In the US, we typically move kids to their own rooms at an early age and use baby monitors to hear what is happening.  If they move around, then we hear it on the monitor and act.

When Sofie moved to the US, we were put in a special situation. What do we do?  We have a child who has been taken from everything she knows, all by herself, and thrust into this new environment.  She wasn't even allowed to bring her favorite toy or sweater.  It was made easy in China because the baby beds provided were smaller than Sofie was.  Oh, and they only provided twin beds in the hotels.  She slept with me.  When we came home, it became a trickier situation.

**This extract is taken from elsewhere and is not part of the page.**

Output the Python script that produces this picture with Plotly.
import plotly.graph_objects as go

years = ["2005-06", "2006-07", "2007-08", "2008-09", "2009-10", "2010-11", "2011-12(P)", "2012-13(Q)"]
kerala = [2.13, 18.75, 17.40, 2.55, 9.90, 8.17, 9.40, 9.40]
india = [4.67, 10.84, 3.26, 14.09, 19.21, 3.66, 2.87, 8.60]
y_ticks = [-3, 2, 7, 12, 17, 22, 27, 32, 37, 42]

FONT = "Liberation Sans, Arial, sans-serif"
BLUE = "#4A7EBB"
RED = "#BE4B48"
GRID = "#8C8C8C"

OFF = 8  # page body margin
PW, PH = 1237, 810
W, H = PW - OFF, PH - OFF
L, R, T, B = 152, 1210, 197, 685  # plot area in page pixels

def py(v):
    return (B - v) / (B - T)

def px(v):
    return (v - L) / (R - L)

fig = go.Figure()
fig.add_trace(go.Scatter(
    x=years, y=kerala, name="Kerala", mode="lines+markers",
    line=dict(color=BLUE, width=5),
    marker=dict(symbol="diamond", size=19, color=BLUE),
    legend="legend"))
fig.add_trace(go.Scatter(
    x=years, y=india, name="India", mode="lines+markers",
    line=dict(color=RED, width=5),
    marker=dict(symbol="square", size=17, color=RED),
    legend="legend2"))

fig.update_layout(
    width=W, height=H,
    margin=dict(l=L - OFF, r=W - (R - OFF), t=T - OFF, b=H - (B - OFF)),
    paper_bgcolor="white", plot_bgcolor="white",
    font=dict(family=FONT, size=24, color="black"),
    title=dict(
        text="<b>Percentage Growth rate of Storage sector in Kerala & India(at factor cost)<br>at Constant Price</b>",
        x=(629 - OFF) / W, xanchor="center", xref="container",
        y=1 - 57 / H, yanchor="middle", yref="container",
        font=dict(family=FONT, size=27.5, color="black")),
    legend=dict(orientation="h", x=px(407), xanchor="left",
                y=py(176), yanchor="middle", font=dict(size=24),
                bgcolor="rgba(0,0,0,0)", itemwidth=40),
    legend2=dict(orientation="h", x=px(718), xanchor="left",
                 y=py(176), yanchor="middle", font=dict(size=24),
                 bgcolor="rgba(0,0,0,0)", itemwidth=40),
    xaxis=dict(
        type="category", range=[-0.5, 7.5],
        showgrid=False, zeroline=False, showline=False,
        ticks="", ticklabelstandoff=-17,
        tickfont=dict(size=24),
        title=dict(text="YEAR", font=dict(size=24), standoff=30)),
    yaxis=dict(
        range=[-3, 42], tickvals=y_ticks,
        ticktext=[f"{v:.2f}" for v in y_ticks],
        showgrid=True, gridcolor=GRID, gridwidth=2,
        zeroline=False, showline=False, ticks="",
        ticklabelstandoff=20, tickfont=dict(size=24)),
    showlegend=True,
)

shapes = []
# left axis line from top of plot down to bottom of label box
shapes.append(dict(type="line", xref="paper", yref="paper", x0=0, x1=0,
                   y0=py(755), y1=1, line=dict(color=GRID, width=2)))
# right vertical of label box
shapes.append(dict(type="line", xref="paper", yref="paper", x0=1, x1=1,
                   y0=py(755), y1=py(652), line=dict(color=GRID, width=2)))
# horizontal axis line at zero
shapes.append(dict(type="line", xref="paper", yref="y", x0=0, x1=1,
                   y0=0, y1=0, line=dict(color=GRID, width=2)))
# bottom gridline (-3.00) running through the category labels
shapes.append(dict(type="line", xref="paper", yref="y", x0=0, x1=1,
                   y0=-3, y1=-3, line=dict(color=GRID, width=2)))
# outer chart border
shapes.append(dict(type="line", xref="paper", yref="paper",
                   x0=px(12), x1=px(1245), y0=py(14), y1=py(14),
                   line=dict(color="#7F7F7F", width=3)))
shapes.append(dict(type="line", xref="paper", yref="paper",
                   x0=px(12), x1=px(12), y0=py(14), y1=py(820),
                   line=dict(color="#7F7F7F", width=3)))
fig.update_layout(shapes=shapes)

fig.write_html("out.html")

We worked on it hard for the first few months, and we got her to the point where she would eventually fall asleep in her room.  On most nights, she would make it through the night in her room.  On bad nights, she would wake up in night terrors, and she would come back to our room.  Then I went back to work, and her world was shattered again.  We kept working on it.  We got to a stable point around the same time she went to school for the first time.  Soon after that, I started traveling for work, and then we had frequent, long staying visitors.  There was always change underfoot, and it seemed to be a crutch that allowed her to move back into our room.  

When my last 2 work trips occurred last year (3.5 weeks away in total over 6 weeks), she was allowed to come back into the bedroom full time.  Then I got sick.  Really sick.  I slept in the spare bedroom. She was glad I was home, but since I had been away & was so different when I came back, things were uncertain for her.  Then my husband got a cold, and she moved in with me.  Eventually, we all moved back to the master bedroom.  This is where we are now.

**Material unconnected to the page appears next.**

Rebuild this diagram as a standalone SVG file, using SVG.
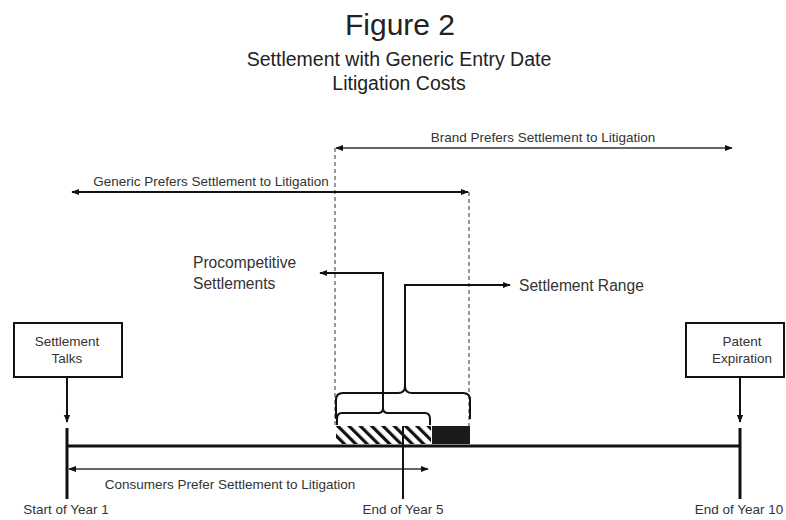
<svg xmlns="http://www.w3.org/2000/svg" width="786" height="520" viewBox="0 0 786 520">
<style>
text{font-family:"Liberation Sans",Arial,sans-serif;fill:#222}
.small{font-size:13.5px;fill:#333}
.mid{font-size:15.6px;fill:#333}
.box{fill:#fff;stroke:#111;stroke-width:2}
.thick{stroke:#111;stroke-width:3;fill:none}
.med{stroke:#111;stroke-width:2;fill:none}
.thin{stroke:#333;stroke-width:1.5;fill:none}
.dash{stroke:#333;stroke-width:1;stroke-dasharray:4 3;fill:none}
</style>
<defs>
<marker id="ah" viewBox="0 0 10 10" refX="9" refY="5" markerWidth="8" markerHeight="8" markerUnits="userSpaceOnUse" orient="auto-start-reverse">
<path d="M0,1 L10,5 L0,9 Z" fill="#111"/>
</marker>
<pattern id="hatch" width="8" height="8" patternUnits="userSpaceOnUse" patternTransform="rotate(-45)">
<rect width="8" height="8" fill="#fff"/>
<rect x="0" y="0" width="3.2" height="8" fill="#111"/>
</pattern>
</defs>
<rect width="786" height="520" fill="#fff"/>
<g id="title">
<text x="400" y="35" font-size="30" text-anchor="middle">Figure 2</text>
<text x="399" y="66" font-size="19.5" text-anchor="middle">Settlement with Generic Entry Date</text>
<text x="399" y="90" font-size="19.5" text-anchor="middle">Litigation Costs</text>
</g>
<g id="connectors">
<line class="dash" x1="335" y1="148" x2="335" y2="426"/>
<line class="dash" x1="469" y1="192" x2="469" y2="426"/>
<line class="thin" x1="336" y1="148" x2="732" y2="148" marker-start="url(#ah)" marker-end="url(#ah)"/>
<line class="med" x1="72" y1="192" x2="468" y2="192" marker-start="url(#ah)" marker-end="url(#ah)"/>
<polyline class="med" points="383,409 383,273 320,273" marker-end="url(#ah)"/>
<polyline class="med" points="405,386 405,285 510,285" marker-end="url(#ah)"/>
<path class="med" d="M336,419 V400 Q336,393 343,393 H398 Q405,393 405,386 Q405,393 412,393 H463 Q470,393 470,400 V419"/>
<path class="med" d="M337,425 V419 Q337,413 342,413 H378 Q383,413 383,408 Q383,413 388,413 H425 Q430,413 430,419 V425"/>
<line class="thick" x1="67" y1="446" x2="740" y2="446"/>
<line class="thick" x1="67" y1="428" x2="67" y2="499"/>
<line class="thick" x1="740" y1="428" x2="740" y2="499"/>
<line class="med" x1="67" y1="377" x2="67" y2="422" marker-end="url(#ah)"/>
<line class="med" x1="740" y1="377" x2="740" y2="422" marker-end="url(#ah)"/>
<line class="thin" x1="69" y1="469" x2="428" y2="469" marker-start="url(#ah)" marker-end="url(#ah)"/>
</g>
<g id="bars">
<rect x="336" y="426" width="95" height="18" fill="url(#hatch)"/>
<rect x="432" y="426" width="38" height="18" fill="#1a1a1a"/>
<line class="med" x1="403" y1="426" x2="403" y2="499"/>
</g>
<g id="labels">
<text class="small" x="543" y="142" text-anchor="middle">Brand Prefers Settlement to Litigation</text>
<text class="small" x="211" y="186" text-anchor="middle">Generic Prefers Settlement to Litigation</text>
<text class="mid" x="193" y="268">Procompetitive</text>
<text class="mid" x="193" y="289">Settlements</text>
<text class="mid" x="519" y="291">Settlement Range</text>
<text class="small" x="230" y="489" text-anchor="middle">Consumers Prefer Settlement to Litigation</text>
<text class="small" x="66" y="514" text-anchor="middle">Start of Year 1</text>
<text class="small" x="403" y="514" text-anchor="middle">End of Year 5</text>
<text class="small" x="739" y="514" text-anchor="middle">End of Year 10</text>
</g>
<g id="settlement-talks">
<rect class="box" x="14" y="323" width="108" height="54"/>
<text class="small" x="67" y="346" text-anchor="middle">Settlement</text>
<text class="small" x="67" y="363" text-anchor="middle">Talks</text>
</g>
<g id="patent-expiration">
<rect class="box" x="686" y="323" width="98" height="54"/>
<text class="small" x="742" y="346" text-anchor="middle">Patent</text>
<text class="small" x="742" y="363" text-anchor="middle">Expiration</text>
</g>
</svg>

We had a perfect opportunity to move her back with the "whistle" situation.  I hadn't done much more research by this point, and it seemed like having a good motivator would allow her to make the goal.  She wanted one so bad that she tried sleeping in her room by herself that night. It lasted all of 60 minutes before she cried herself to hysteria and moved back to our room.  Eventually, she took a nap in her room a week later, and this qualified as a step forward so she got her whistle.

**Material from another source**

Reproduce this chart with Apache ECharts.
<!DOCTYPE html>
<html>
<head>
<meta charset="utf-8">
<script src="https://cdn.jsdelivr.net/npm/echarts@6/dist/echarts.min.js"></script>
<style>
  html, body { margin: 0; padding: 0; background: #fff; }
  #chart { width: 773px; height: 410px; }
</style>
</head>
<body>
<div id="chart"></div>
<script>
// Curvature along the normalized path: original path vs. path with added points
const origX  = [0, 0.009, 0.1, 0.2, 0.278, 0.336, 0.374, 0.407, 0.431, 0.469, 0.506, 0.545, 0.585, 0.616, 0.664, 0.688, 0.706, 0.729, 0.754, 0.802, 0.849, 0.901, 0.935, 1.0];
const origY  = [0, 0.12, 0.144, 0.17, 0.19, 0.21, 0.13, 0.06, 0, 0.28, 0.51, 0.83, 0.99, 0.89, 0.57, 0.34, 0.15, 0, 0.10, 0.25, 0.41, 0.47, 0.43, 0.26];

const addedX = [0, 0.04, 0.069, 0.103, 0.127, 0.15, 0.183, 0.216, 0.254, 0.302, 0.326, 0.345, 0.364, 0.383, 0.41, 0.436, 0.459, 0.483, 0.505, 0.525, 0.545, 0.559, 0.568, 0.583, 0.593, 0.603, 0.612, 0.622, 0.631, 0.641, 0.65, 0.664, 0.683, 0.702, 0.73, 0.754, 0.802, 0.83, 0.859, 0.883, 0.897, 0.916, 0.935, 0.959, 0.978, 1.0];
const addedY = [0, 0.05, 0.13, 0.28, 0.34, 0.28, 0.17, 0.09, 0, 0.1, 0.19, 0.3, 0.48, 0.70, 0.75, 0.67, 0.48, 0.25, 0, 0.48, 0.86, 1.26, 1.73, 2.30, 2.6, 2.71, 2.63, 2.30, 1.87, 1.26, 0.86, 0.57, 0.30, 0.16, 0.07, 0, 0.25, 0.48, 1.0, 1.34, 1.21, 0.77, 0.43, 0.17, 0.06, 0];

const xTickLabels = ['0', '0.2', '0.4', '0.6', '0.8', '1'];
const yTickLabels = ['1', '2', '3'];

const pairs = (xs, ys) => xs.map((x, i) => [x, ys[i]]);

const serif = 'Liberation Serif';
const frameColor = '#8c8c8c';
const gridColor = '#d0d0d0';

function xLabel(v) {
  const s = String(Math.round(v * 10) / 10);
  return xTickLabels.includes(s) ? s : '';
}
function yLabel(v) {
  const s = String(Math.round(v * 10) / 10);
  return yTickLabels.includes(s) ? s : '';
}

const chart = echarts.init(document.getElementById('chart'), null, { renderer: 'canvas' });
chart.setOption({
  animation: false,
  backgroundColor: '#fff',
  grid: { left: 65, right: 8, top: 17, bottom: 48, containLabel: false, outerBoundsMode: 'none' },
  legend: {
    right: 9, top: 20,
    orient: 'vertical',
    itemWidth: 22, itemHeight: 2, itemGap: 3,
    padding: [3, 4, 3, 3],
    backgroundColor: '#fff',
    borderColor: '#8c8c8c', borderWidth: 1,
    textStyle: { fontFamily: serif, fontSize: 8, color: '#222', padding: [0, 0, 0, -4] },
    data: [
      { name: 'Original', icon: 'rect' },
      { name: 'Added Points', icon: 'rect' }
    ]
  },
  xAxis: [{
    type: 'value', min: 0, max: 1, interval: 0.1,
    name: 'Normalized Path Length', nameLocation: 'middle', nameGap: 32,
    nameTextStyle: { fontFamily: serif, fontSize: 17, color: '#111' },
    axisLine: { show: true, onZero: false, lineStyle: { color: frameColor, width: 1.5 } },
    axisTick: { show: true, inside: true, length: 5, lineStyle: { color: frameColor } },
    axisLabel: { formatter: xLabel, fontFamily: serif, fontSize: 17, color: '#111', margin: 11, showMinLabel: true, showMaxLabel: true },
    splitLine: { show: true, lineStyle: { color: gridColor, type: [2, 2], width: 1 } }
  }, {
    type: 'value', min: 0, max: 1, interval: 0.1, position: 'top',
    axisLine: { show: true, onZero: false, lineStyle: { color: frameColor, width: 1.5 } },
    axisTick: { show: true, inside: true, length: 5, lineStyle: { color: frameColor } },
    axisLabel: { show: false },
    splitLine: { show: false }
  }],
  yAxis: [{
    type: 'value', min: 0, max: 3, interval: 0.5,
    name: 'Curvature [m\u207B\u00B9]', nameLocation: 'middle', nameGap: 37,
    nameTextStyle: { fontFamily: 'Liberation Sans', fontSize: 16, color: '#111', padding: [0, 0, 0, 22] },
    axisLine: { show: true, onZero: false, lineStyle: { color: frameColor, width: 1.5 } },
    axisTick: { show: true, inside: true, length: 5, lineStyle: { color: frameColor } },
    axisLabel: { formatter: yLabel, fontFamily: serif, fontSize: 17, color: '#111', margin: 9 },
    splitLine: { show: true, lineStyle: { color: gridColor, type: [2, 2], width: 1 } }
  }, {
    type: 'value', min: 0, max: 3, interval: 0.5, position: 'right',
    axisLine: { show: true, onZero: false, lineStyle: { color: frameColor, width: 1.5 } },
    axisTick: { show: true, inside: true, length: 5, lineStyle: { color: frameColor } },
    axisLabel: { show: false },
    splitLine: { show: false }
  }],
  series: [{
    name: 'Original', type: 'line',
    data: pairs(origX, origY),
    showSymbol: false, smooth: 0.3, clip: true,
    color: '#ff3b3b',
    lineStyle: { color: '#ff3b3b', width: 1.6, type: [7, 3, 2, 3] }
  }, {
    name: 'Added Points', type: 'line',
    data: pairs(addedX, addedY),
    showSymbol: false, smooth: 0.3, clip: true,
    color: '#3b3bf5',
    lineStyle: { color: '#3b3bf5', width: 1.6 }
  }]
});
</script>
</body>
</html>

After this, I looked at what the recommended process is.  The research says we are going to have to do tough love.  They say start by having one of us (probably me) sleep on the floor by her bed for a week.  When she wakes up at night, one of us will be there.  Then we slowly move step by step out of the room until she is doing it by herself.  I don't know if there is ever going to be a good time for this to really start.  We are just going to have to do it.

I haven't resolved myself yet to making it happen.  We will one of these days, and I will relearn how to sleep without little feet in my stomach.  Then we will visit Norway, and it will all start over again.  These circles happen in our lives over and over again, and we just need to get through them.  I hope I am strong enough to be strong for her too.